Ineccepibile dal punto di vista istituzionale il videomessaggio di Silvio Berlusconi. Ha scelto la saggezza smentendo le previsioni dei falchi che pronosticavano un discorso con il sangue agli occhi. Ha fatto appello ai bisogni degli italiani.
Ha parlato dell'economia che va male, del fisco che opprime ma ha evitato di addossare responsabilità specifiche al governo. In fondo questa maggioranza è figlia della linea politica che il Cavaliere ha adottato già all'indomani del risultato elettorale. Ha piegato un recalcitrante Pd e dunque non poteva, per una avversa circostanza, cambiare parere. Certo ha lanciato accuse gravissime alla magistratura. Ha parlato delle «toghe rosse», si è dichiarato vittima di una persecuzione che punta ad eliminarlo per via giudiziaria visto che alla sinistra è impossibile farlo attraverso le urne. Ma tutto questo non è una novità. I problemi della giustizia italiana, Berlusconi o non Berlusconi, sono sotto gli occhi di tutti. Basta entrare in un Palazzo di Giustizia per accorgersene. Non a caso veniamo perennemente bacchettati dall'Unione europea per il cattivo funzionamento del processo penale. Di quello civile è meglio non parlare: la lunghezza dei procedimenti, è noto, rappresenta una delle cause che blocca gli investimenti esteri in Italia.
Quello che conta è il dato politico emerso dal discorso del Cavaliere. Ha separato i suoi destini personali da quelli del governo. Fra un mese decadrà dalla carica di senatore, indipendentemente dal voto della giunta per le elezioni e poi dell'aula. Lascerà comunque Palazzo Madama per scegliere fra gli arresti domiciliari e l'affidamento ai servizi sociali.
Mostrando questo alto senso di responsabilità, il Cavaliere rende un gran servizio al Paese. La scelta di Berlusconi realizza un buon equilibrio tra gli interessi del paese e i suoi interessi politici. Se avesse fatto cadere il governo, avrebbe avuto la responsabilità di una crisi, non avrebbe avuto le elezioni e si sarebbe trovato un governo a lui avverso.

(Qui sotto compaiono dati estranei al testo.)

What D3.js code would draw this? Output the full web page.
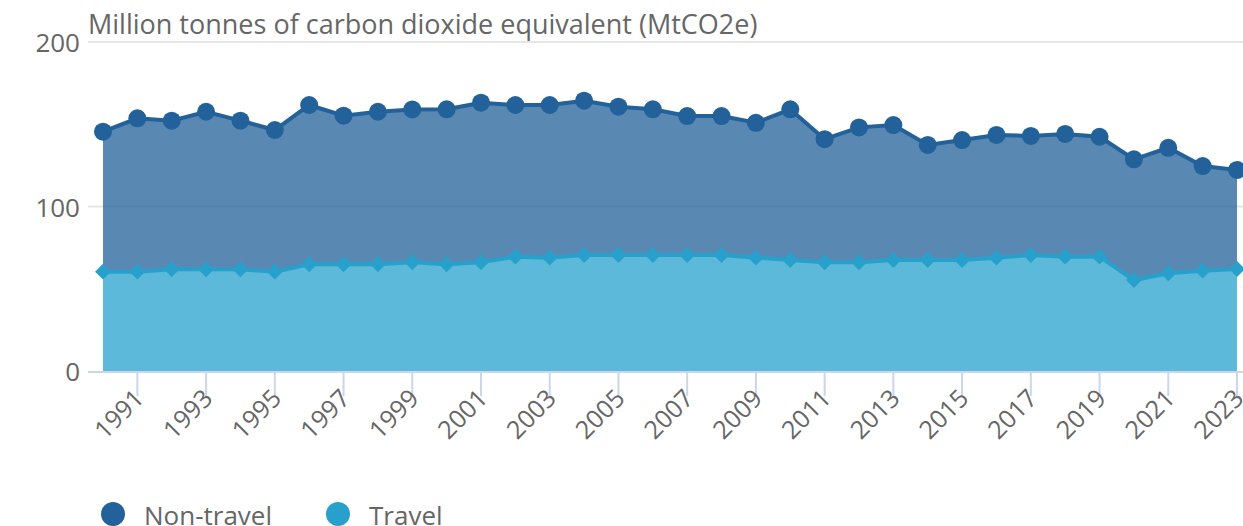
<!DOCTYPE html>
<html>
<head>
<meta charset="utf-8">
<script src="https://cdn.jsdelivr.net/npm/d3@7"></script>
<style>
  body { margin: 0; background: #fff; }
  text { font-family: "Open Sans", sans-serif; fill: #666; }
</style>
</head>
<body>
<svg id="chart" width="1243" height="526"></svg>
<script>
// years shown on the x axis
const years = d3.range(1990, 2024)
// emissions from travel, MtCO2e
const travel = [60.4, 60.4, 61.8, 61.8, 61.8, 60.4, 64.9, 64.9, 64.9, 66.1,
  64.9, 66.1, 69.5, 68.9, 70.5, 70.5, 70.5, 70.5, 70.5, 68.9,
  67.5, 66.1, 66.1, 67.5, 67.5, 67.5, 68.9, 70.5, 69.5, 69.5,
  55.3, 59.4, 61.0, 62.0]
// non-travel emissions, stacked on top of travel
const nonTravel = [85.1, 93.2, 90.4, 95.8, 90.4, 86.1, 96.8, 90.3, 92.7, 92.9,
  94.2, 97.0, 92.2, 92.8, 93.8, 90.2, 88.6, 84.5, 84.5, 82.0,
  91.6, 74.8, 82.0, 82.0, 69.9, 72.9, 74.6, 72.4, 74.6, 72.9,
  73.4, 76.3, 63.6, 60.2]
const seriesNames = ["Non-travel", "Travel"]
const seriesColors = ["#22619a", "#27a1cc"]
const yTicks = [0, 100, 200]
const tickYears = d3.range(1991, 2024, 2)

const rows = years.map((y, i) => ({year: y, "Travel": travel[i], "Non-travel": nonTravel[i]}))

const svg = d3.select("#chart")
const x = d3.scaleLinear().domain([1990, 2023]).range([103, 1237])
const y = d3.scaleLinear().domain([0, 200]).range([371, 42])

// title
svg.append("text")
  .attr("x", 88).attr("y", 34)
  .attr("font-size", 27)
  .text("Million tonnes of carbon dioxide equivalent (MtCO2e)")

// grid
svg.append("g").selectAll("line")
  .data(yTicks.filter(d => d > 0))
  .enter().append("line")
  .attr("x1", 88).attr("x2", 1243)
  .attr("y1", d => y(d)).attr("y2", d => y(d))
  .attr("stroke", "#e6e6e6").attr("stroke-width", 2)

svg.append("g").selectAll("text")
  .data(yTicks)
  .enter().append("text")
  .attr("x", 80).attr("y", d => y(d) + 10)
  .attr("text-anchor", "end")
  .attr("font-size", 26)
  .text(d => d)

// stacked areas
const stack = d3.stack().keys(["Travel", "Non-travel"])
const layers = stack(rows)

const area = d3.area()
  .x(d => x(d.data.year))
  .y0(d => y(d[0]))
  .y1(d => y(d[1]))
const line = d3.line()
  .x(d => x(d.data.year))
  .y(d => y(d[1]))

const colorOf = k => seriesColors[seriesNames.indexOf(k)]

svg.append("g").selectAll("path")
  .data(layers)
  .enter().append("path")
  .attr("d", area)
  .attr("fill", d => colorOf(d.key))
  .attr("fill-opacity", 0.75)

// axis line + ticks
svg.append("line")
  .attr("x1", 88).attr("x2", 1243).attr("y1", 372).attr("y2", 372)
  .attr("stroke", "#ccd6eb").attr("stroke-width", 2)

svg.append("g").selectAll("line")
  .data(tickYears)
  .enter().append("line")
  .attr("x1", d => x(d)).attr("x2", d => x(d))
  .attr("y1", 372).attr("y2", 396)
  .attr("stroke", "#ccd6eb").attr("stroke-width", 2)

svg.append("g").selectAll("text")
  .data(tickYears)
  .enter().append("text")
  .attr("transform", d => `translate(${x(d) + 8},${400}) rotate(-45)`)
  .attr("text-anchor", "end")
  .attr("font-size", 25)
  .text(d => d)

// lines
svg.append("g").selectAll("path")
  .data(layers)
  .enter().append("path")
  .attr("d", line)
  .attr("fill", "none")
  .attr("stroke", d => colorOf(d.key))
  .attr("stroke-width", 4)

// markers: diamonds for travel, circles for non-travel
const travelLayer = layers[0]
const totalLayer = layers[1]

svg.append("g").selectAll("path")
  .data(travelLayer)
  .enter().append("path")
  .attr("d", d3.symbol().type(d3.symbolDiamond2).size(160))
  .attr("transform", d => `translate(${x(d.data.year)},${y(d[1])})`)
  .attr("fill", colorOf("Travel"))

svg.append("g").selectAll("circle")
  .data(totalLayer)
  .enter().append("circle")
  .attr("cx", d => x(d.data.year))
  .attr("cy", d => y(d[1]))
  .attr("r", 9)
  .attr("fill", colorOf("Non-travel"))

// legend
const legend = svg.append("g").selectAll("g")
  .data(seriesNames)
  .enter().append("g")
  .attr("transform", (d, i) => `translate(${i === 0 ? 113 : 338},514)`)

legend.append("circle")
  .attr("r", 12)
  .attr("fill", d => colorOf(d))

legend.append("text")
  .attr("x", 31).attr("y", 11)
  .attr("font-size", 26)
  .text(d => d)
</script>
</body>
</html>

Del resto, è un leader troppo accorto per non capire che avventate intemperanze avrebbero messo a serio rischio i segnali positivi che si vedono all'orizzonte dell'economia. E con un'economia che va male non si ottengono voti. Adesso, il governo continua e la politica continua. Certo non mancheranno momenti d'attrito. L'aumento dell'aliquota Iva arriva nel momento meno opportuno: sia dal punto di vista politico perché riaccende le spinte anti-europee, sia commerciali per le proteste di tutte le categorie produttive. In ogni caso Berlusconi ha mantenuto il suo ruolo istituzionale. Ha fatto un passo fuori dalle aule parlamentari e uno avanti dal punto vista politico, avendo lanciato per la seconda volta il marchio Forza Italia. Saranno poi gli elettori a giudicare la bontà della nuova offerta politica: sarà migliore o peggiore della precedente edizione? Si vedrà.
Ora conta dell'altro. Perché il discorso del Cavaliere rilancia la palla sul campo dei partner della coalizione. La maggioranza è inquieta ma per il momento il Pdl non ha nessuna intenzione di mettere la dinamite. E il Pd? È noto che il partito è attraversato da profonde lacerazioni. È anche noto che Renzi e i suoi seguaci scalpitano. Sanno che il tempo lavora contro di loro. Erano la novità assoluta l'anno scorso quando issavano le bandiere del rottamatore. Sono ancora spendibili oggi come elemento di rottura degli antichi equilibri. E domani? Come diceva Andreotti «Il potere logora chi non ce l'ha». Una definizione che sembra scritta su misura per il sindaco di Firenze. Il Cavaliere ha mostrato grande senso di responsabilità garantendo la continuità del governo. Dobbiamo sperare che la lezione valga anche per gli altri.